Another route would be to gain substantial industry experience in an area in which private equity firms invest. These firms will often poach top industry executives from their companies and bring them on staff for their industry expertise. For example, Michelle Guthrie, the former CEO of STAR, News Corp.’s Asian entertainment unit, is now a managing director at Providence Equity Partners LLC, a large media-focused private-equity firm.
That said, a common thread emerges in conversations with private-equity professionals about who will excel in their business. The first are those with strong analytical skills who can penetrate balance sheets and cash flow statements. The second is people with operational experience who can swoop into a company, identify the problems, and work toward fixing them.
GETTING THE JOB:
Three words: networking, networking, networking.

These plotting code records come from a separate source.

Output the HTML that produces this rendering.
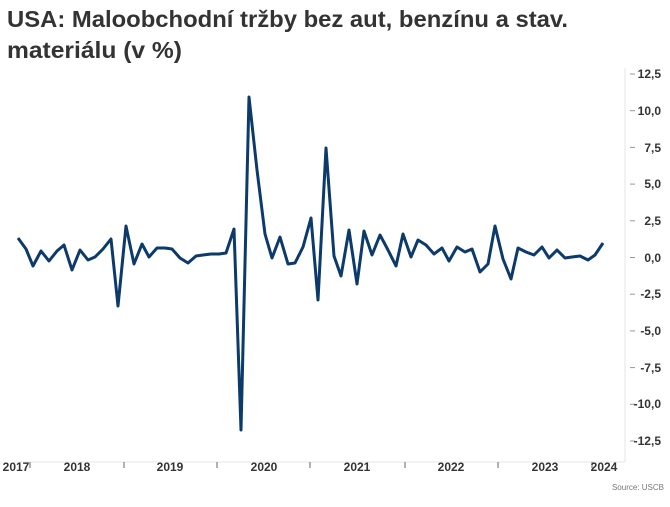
<!DOCTYPE html>
<html><head><meta charset="utf-8"><style>
body{margin:0;background:#fff;width:670px;height:502px;overflow:hidden;font-family:"Liberation Sans",sans-serif}
</style></head><body>
<svg width="670" height="502" xmlns="http://www.w3.org/2000/svg" font-family="Liberation Sans, sans-serif">
<text x="7" y="27" font-size="23" font-weight="bold" fill="#333" textLength="561" lengthAdjust="spacingAndGlyphs">USA: Maloobchodní tržby bez aut, benzínu a stav.</text>
<text x="7" y="58" font-size="23" font-weight="bold" fill="#333" textLength="175" lengthAdjust="spacingAndGlyphs">materiálu (v %)</text>
<line x1="625" y1="68" x2="625" y2="462" stroke="#e6e6e6"/>
<line x1="14" y1="462" x2="625" y2="462" stroke="#e6e6e6"/>
<g stroke="#999" stroke-width="1">
<line x1="630" x2="635" y1="74" y2="74"/><line x1="630" x2="635" y1="110.7" y2="110.7"/><line x1="630" x2="635" y1="147.4" y2="147.4"/><line x1="630" x2="635" y1="184.1" y2="184.1"/><line x1="630" x2="635" y1="220.8" y2="220.8"/><line x1="630" x2="635" y1="257.5" y2="257.5"/><line x1="630" x2="635" y1="294.2" y2="294.2"/><line x1="630" x2="635" y1="330.9" y2="330.9"/><line x1="630" x2="635" y1="367.6" y2="367.6"/><line x1="630" x2="635" y1="404.3" y2="404.3"/><line x1="630" x2="635" y1="441" y2="441"/>
</g>
<g font-size="12" font-weight="bold" fill="#333" text-anchor="end">
<text x="661" y="78">12,5</text><text x="661" y="115">10,0</text><text x="661" y="152">7,5</text><text x="661" y="188">5,0</text><text x="661" y="225">2,5</text><text x="661" y="262">0,0</text><text x="661" y="298">-2,5</text><text x="661" y="335">-5,0</text><text x="661" y="372">-7,5</text><text x="661" y="408">-10,0</text><text x="661" y="445">-12,5</text>
</g>
<g stroke="#666" stroke-width="1">
<line x1="30" x2="30" y1="462" y2="468"/><line x1="124" x2="124" y1="462" y2="468"/><line x1="217" x2="217" y1="462" y2="468"/><line x1="310" x2="310" y1="462" y2="468"/><line x1="405" x2="405" y1="462" y2="468"/><line x1="498" x2="498" y1="462" y2="468"/><line x1="592" x2="592" y1="462" y2="468"/>
</g>
<g font-size="12" font-weight="bold" fill="#333" text-anchor="middle">
<text x="16" y="471">2017</text><text x="77" y="471">2018</text><text x="170" y="471">2019</text><text x="264" y="471">2020</text><text x="357" y="471">2021</text><text x="451" y="471">2022</text><text x="545" y="471">2023</text><text x="604" y="471">2024</text>
</g>
<text x="664" y="490" font-size="8" fill="#777" text-anchor="end">Source: USCB</text>
<polyline fill="none" stroke="#0b3a6b" stroke-width="3" stroke-linejoin="round" points="18,238 26,249 33,266 41,251 49,261 57,251 64,245 72,270 80,250 88,260 95,257 103,249 111,239 118,306 126,226 134,264 142,244 149,257 157,248 165,248 172,249 180,258 188,263 196,256 203,255 211,254 219,254 226,253 234,229 241,430 249,97 257,170 265,234 272,258 280,237 288,264 295,263 303,247 311,218 318,300 326,148 334,256 341,276 349,230 357,284 364,231 372,255 380,235 388,250 396,266 403,234 411,257 418,240 426,245 434,254 442,248 449,261 457,247 465,252 472,249 480,272 488,264 495,226 503,259 511,279 518,248 526,252 534,255 542,247 549,258 557,250 565,258 572,257 580,256 588,260 595,255 603,243"/>
</svg>
</body></html>
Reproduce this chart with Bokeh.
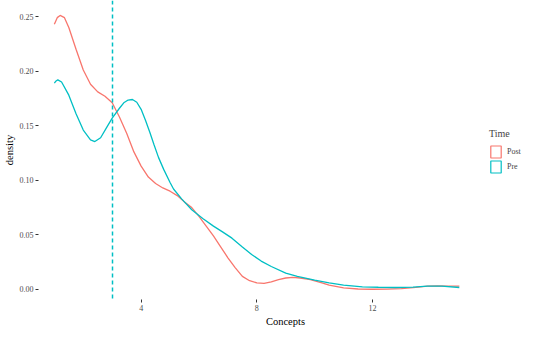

Those who have their eye on landing a job in private equity should position themselves in a way that connects them with the firms for whom they hope to work. If you’re a banker, angle toward getting assigned to covering private-equity firms, who are known as “financial sponsors” in the banking world. If you’re a lawyer, get yourself assigned to work on a leveraged buyout deal. If you’re a management consultant, try to work on a company that’s private-equity owned.
Although the industry has expanded and become more institutionalized, job opportunities in private equity are not often posted through traditional channels. Instead, the best bet is to milk your network to get your foot in the door. Private equity is always going to be a hard-to-break-into, informal business.